HI @FloThinksPi Thanks for your feedback.
Thats the reason why we created the ruby snippet to reproduce the issue without any CF environment to make it much simpler. We will loook into getting this to work on your machine.
I think @xiaozhu36 already has a CC_Worker VM, which is theoretically sufficient for the backgorund task. It's probably not because of the lack of CC_Worker VMs. The specific reason for not being able to reproduce our debug scenes, i also think, it's better to have call with @xiaozhu36. This is probably the quickest way to find out the problem.
Fixed by 0.3.17.
We have evaluated fog-aliyun v0.3.8 on our AlibabaCloud CF landscape and encountered some problems with the blobstore.

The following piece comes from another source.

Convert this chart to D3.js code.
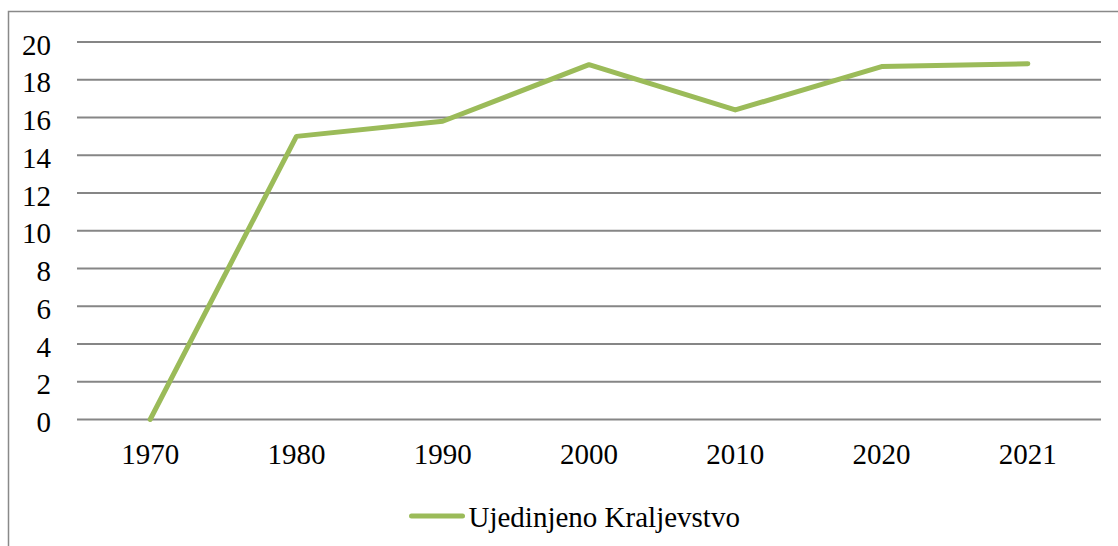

Setup: cf-deployment v12.39.0 capi-release 1.91.0-sap.2
The capi-release patched to use fog-aliyun in v0.3.8.
Deployment of Cloud Foundry is successful. A first push of an application also works. But after stopping and restarting and application, the droplets in the blobstore are deleted. Apps cannot be started any more.
We suspect that directory names are not correctly determined in this part of the coding: https://github.com/fog/fog-aliyun/blob/876e7c570eb082af06162d4fae992a5e69f7906a/lib/fog/aliyun/models/storage/files.rb#L23. It could be that the path to the "buildpack_cache" folder is incorrectly truncated and so parent folders are deleted as well. The "buildpack_cache" content is cleaned up by the cc-worker jobs.